Ruth is patient, and kind, I'm learning. I put out the ad for a female roommate thirteen days ago. Ruth moved in eleven days ago. It feels like I have known her for a lifetime, yet everyday I learn something new about her.

An apartment was Baba's one condition.

When I showed him my acceptance letter from NYU Institute of Fine Arts, he looked as if I had presented him with the moon itself; something so sacred and luminous that it had stolen his breath for several moments. I could see his unspoken words in his small, beady eyes; in the way his horn-rimmed glasses steamed up.

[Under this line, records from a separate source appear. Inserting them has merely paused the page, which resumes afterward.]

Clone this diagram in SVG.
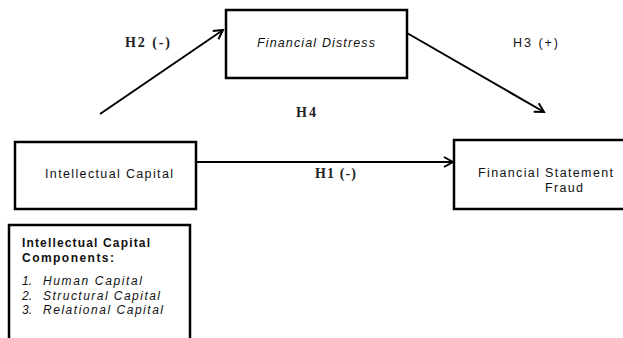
<svg xmlns="http://www.w3.org/2000/svg" width="623" height="338" viewBox="0 0 623 338">
<defs>
<style>
.box{fill:#fff;stroke:#000;stroke-width:2.5}
.line{fill:none;stroke:#000;stroke-width:2}
.sans{font-family:"Liberation Sans",Arial,sans-serif;font-size:12.5px;fill:#111}
.small{font-size:12px}
.serif{font-family:"Liberation Serif","Times New Roman",serif;font-size:14px;font-weight:bold;fill:#222}
.it{font-style:italic}
.b{font-weight:bold}
</style>
<marker id="arr" viewBox="0 0 12 12" refX="10" refY="6" markerWidth="12" markerHeight="12" markerUnits="userSpaceOnUse" orient="auto">
<path d="M1,1 L10,6 L1,11" fill="none" stroke="#000" stroke-width="2"/>
</marker>
</defs>
<rect width="623" height="338" fill="#fff"/>
<g id="connectors">
<line class="line" x1="100" y1="114" x2="223" y2="30" marker-end="url(#arr)"/>
<line class="line" x1="407" y1="33" x2="544" y2="112" marker-end="url(#arr)"/>
<line class="line" x1="197" y1="162" x2="453" y2="162" marker-end="url(#arr)"/>
<text class="serif" x="125" y="47" textLength="45">H2 (-)</text>
<text class="sans" x="513" y="47" textLength="45">H3 (+)</text>
<text class="serif" x="296" y="117" textLength="20">H4</text>
<text class="serif" x="315" y="178" textLength="41">H1 (-)</text>
</g>
<g id="financial-distress">
<rect class="box" x="226" y="10" width="181" height="68"/>
<text class="sans it" x="257" y="47" textLength="118">Financial Distress</text>
</g>
<g id="intellectual-capital">
<rect class="box" x="15" y="142" width="181" height="67"/>
<text class="sans" x="45" y="178" textLength="128">Intellectual Capital</text>
</g>
<g id="financial-statement-fraud">
<rect class="box" x="454" y="140" width="175" height="69"/>
<text class="sans" x="478" y="177" textLength="135">Financial Statement</text>
<text class="sans" x="545" y="192" textLength="38">Fraud</text>
</g>
<g id="components">
<rect class="box" x="9" y="225" width="181" height="120"/>
<text class="sans small b" x="22" y="247" textLength="128">Intellectual Capital</text>
<text class="sans small b" x="22" y="262" textLength="92">Components:</text>
<text class="sans small it" x="22" y="285">1.</text>
<text class="sans small it" x="43" y="285" textLength="99">Human Capital</text>
<text class="sans small it" x="22" y="300">2.</text>
<text class="sans small it" x="43" y="300" textLength="117">Structural Capital</text>
<text class="sans small it" x="22" y="314">3.</text>
<text class="sans small it" x="43" y="314" textLength="120">Relational Capital</text>
</g>
</svg>
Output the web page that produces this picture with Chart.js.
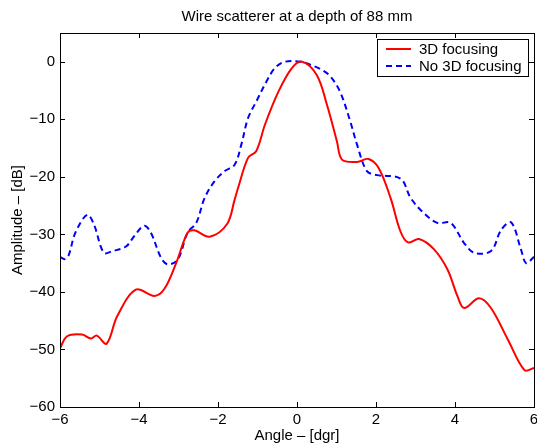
<!DOCTYPE html>
<html>
<head>
<meta charset="utf-8">
<script src="https://cdn.jsdelivr.net/npm/chart.js@4.4.0/dist/chart.umd.min.js"></script>
<style>
  body { margin: 0; background: #fff; }
  #wrap { width: 537px; height: 445px; }
</style>
</head>
<body>
<div id="wrap"><canvas id="beamChart"></canvas></div>
<script>
// angles in degrees and amplitude in dB
var focusAngle = [-6.0, -5.82, -5.44, -5.22, -5.07, -4.82, -4.55, -4.08, -3.61, -3.36, -3.06, -2.77, -2.60, -2.21, -1.77, -1.58, -1.49, -1.24, -1.03, -0.81, -0.47, -0.13, 0.13, 0.50, 0.76, 1.01, 1.14, 1.52, 1.81, 2.07, 2.37, 2.62, 2.81, 3.09, 3.47, 3.81, 4.06, 4.23, 4.61, 4.91, 5.34, 5.76, 6.0];
var focusAmp = [-49.8, -47.7, -47.4, -48.1, -47.6, -49.0, -44.2, -39.6, -40.7, -39.5, -35.0, -29.7, -29.3, -30.4, -28.2, -24.0, -21.9, -16.7, -15.5, -10.9, -5.2, -1.1, 0, -2.3, -7.5, -13.8, -17.0, -17.4, -16.9, -18.5, -23.7, -29.5, -31.4, -30.8, -32.6, -36.1, -40.7, -42.8, -41.1, -42.8, -48.3, -53.6, -53.2];

var noFocusAngle = [-6.0, -5.88, -5.78, -5.61, -5.31, -5.14, -4.89, -4.67, -4.33, -4.12, -3.87, -3.70, -3.44, -3.27, -3.02, -2.77, -2.55, -2.34, -2.09, -1.83, -1.58, -1.41, -1.24, -1.03, -0.77, -0.56, -0.31, 0.12, 0.33, 0.60, 0.84, 1.09, 1.35, 1.52, 1.77, 2.03, 2.62, 2.88, 3.21, 3.55, 3.89, 4.23, 4.49, 4.91, 5.17, 5.42, 5.67, 5.80, 6.0];
var noFocusAmp = [-33.9, -34.3, -33.6, -29.7, -26.6, -28.3, -33.2, -32.9, -32.1, -30.3, -28.5, -29.7, -34.1, -35.2, -34.4, -29.7, -28.0, -23.7, -20.8, -19.0, -17.9, -14.4, -9.8, -6.9, -3.4, -1.1, 0, 0, -0.5, -1.3, -2.5, -5.2, -10.4, -14.4, -19.0, -19.7, -20.3, -23.7, -26.3, -28.0, -28.0, -31.5, -33.2, -32.9, -29.2, -27.9, -32.6, -35.0, -33.9];

var seriesNames = ['3D focusing', 'No 3D focusing'];
var xTicks = [-6, -4, -2, 0, 2, 4, 6];
var yTicks = [-60, -50, -40, -30, -20, -10, 0];
var chartTitle = 'Wire scatterer at a depth of 88 mm';

function toPoints(xs, ys) {
    var pts = [];
    for (var i = 0; i < xs.length; i++) pts.push({x: xs[i], y: ys[i]});
    return pts;
}

var FONT = 'Liberation Sans, Arial, Helvetica, sans-serif';
var FSIZE = 15;

function minusSign(v) {
    return String(v).replace('-', '\u2212');
}

// matlab style box with inward ticks, title over the axes and the legend inside
var boxPlugin = {
    id: 'matlabBox',
    afterDraw: function(chart) {
        var ctx = chart.ctx;
        var a = chart.chartArea;
        var xs = chart.scales.x, ys = chart.scales.y;
        var len = 5;
        ctx.save();
        ctx.strokeStyle = '#000';
        ctx.lineWidth = 1;
        ctx.beginPath();
        xTicks.forEach(function(t) {
            var px = Math.round(xs.getPixelForValue(t)) + 0.5;
            ctx.moveTo(px, a.bottom); ctx.lineTo(px, a.bottom - len);
            ctx.moveTo(px, a.top); ctx.lineTo(px, a.top + len);
        });
        yTicks.forEach(function(t) {
            var py = Math.round(ys.getPixelForValue(t)) + 0.5;
            ctx.moveTo(a.left, py); ctx.lineTo(a.left + len, py);
            ctx.moveTo(a.right, py); ctx.lineTo(a.right - len, py);
        });
        ctx.stroke();
        ctx.strokeRect(Math.round(a.left) + 0.5, Math.round(a.top) + 0.5,
                       Math.round(a.right - a.left), Math.round(a.bottom - a.top));

        ctx.font = FSIZE + 'px ' + FONT;
        ctx.fillStyle = '#000';
        ctx.textAlign = 'center';
        ctx.textBaseline = 'middle';
        ctx.fillText(chartTitle, (a.left + a.right) / 2, 17);

        // legend
        var lx = 377, ly = 39, lw = 151, lh = 37;
        ctx.fillStyle = '#fff';
        ctx.fillRect(lx, ly, lw, lh);
        ctx.strokeRect(lx + 0.5, ly + 0.5, lw, lh);
        ctx.textAlign = 'left';
        chart.data.datasets.forEach(function(ds, i) {
            var yy = ly + 10 + i * 17;
            ctx.strokeStyle = ds.borderColor;
            ctx.lineWidth = ds.borderWidth;
            ctx.setLineDash(ds.borderDash || []);
            ctx.beginPath();
            ctx.moveTo(386, yy); ctx.lineTo(411, yy);
            ctx.stroke();
            ctx.setLineDash([]);
            ctx.fillStyle = '#000';
            ctx.fillText(ds.label, 419, yy + 1);
        });
        ctx.restore();
    }
};

new Chart(document.getElementById('beamChart'), {
    type: 'line',
    data: {
        datasets: [
            {
                label: seriesNames[0],
                data: toPoints(focusAngle, focusAmp),
                borderColor: '#ff0000',
                borderWidth: 2,
                pointRadius: 0,
                tension: 0.35,
                fill: false
            },
            {
                label: seriesNames[1],
                data: toPoints(noFocusAngle, noFocusAmp),
                borderColor: '#0000ff',
                borderWidth: 2,
                borderDash: [6, 4],
                pointRadius: 0,
                tension: 0.35,
                fill: false
            }
        ]
    },
    options: {
        responsive: true,
        maintainAspectRatio: false,
        animation: false,
        layout: { padding: { top: 33, right: 3, left: 0, bottom: 0 } },
        plugins: {
            legend: { display: false },
            tooltip: { enabled: false },
            title: { display: false }
        },
        scales: {
            x: {
                type: 'linear',
                min: -6, max: 6,
                afterBuildTicks: function(s) { s.ticks = xTicks.map(function(v) { return {value: v}; }); },
                afterFit: function(s) { s.height = 38; s.paddingLeft = 0; s.paddingRight = 0; },
                grid: { display: false, drawTicks: false },
                border: { display: false },
                ticks: {
                    color: '#000',
                    padding: 4,
                    maxRotation: 0,
                    font: { family: FONT, size: FSIZE },
                    callback: function(v) { return minusSign(v); }
                },
                title: {
                    display: true,
                    text: 'Angle \u2013 [dgr]',
                    color: '#000',
                    font: { family: FONT, size: FSIZE },
                    padding: { top: 0, bottom: 0 }
                }
            },
            y: {
                type: 'linear',
                min: -60, max: 5,
                afterBuildTicks: function(s) { s.ticks = yTicks.map(function(v) { return {value: v}; }); },
                afterFit: function(s) { s.width = 60; s.paddingTop = 0; s.paddingBottom = 0; },
                grid: { display: false, drawTicks: false },
                border: { display: false },
                ticks: {
                    color: '#000',
                    padding: 5,
                    font: { family: FONT, size: FSIZE },
                    callback: function(v) { return minusSign(v); }
                },
                title: {
                    display: true,
                    text: 'Amplitude \u2013 [dB]',
                    color: '#000',
                    font: { family: FONT, size: FSIZE },
                    padding: { top: 9, bottom: 0 }
                }
            }
        }
    },
    plugins: [boxPlugin]
});
</script>
</body>
</html>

NYU has been our dream since before I could ever remember. Baba and I used to take trips to New York City regularly when I was younger. It was only a two hour drive from Hartford, two and a half if the traffic was bad, and we would wake up at the crack of dawn to get here as early as possible. We would spend the day walking through the streets, finding the tiny little bookshops and the small art galleries that were tucked away into unassuming corners of busy streets. Baba liked flicking through the pages of old books, and I liked staring at the colours and shades of paintings, and the day would pass just like that. When the University hosted open art exhibits, Baba and I would wander through them. Baba never truly understood art the way I did, but it didn't mean he didn't appreciate it with me. And if he didn't understand the meaning of art, he knew that I did - that it was a part of me as much as an organ. If he didn't understand that in as many words, then he showed it. Baba spent the last twelve years saving for NYU, and now that I am here, it barely feels real. It barely feels possible for the stars to have aligned in such a manner.

It feels like I should keep pinching myself, should count the seconds as they tick on past so I don't miss a single moment of being here, in the city people dream of.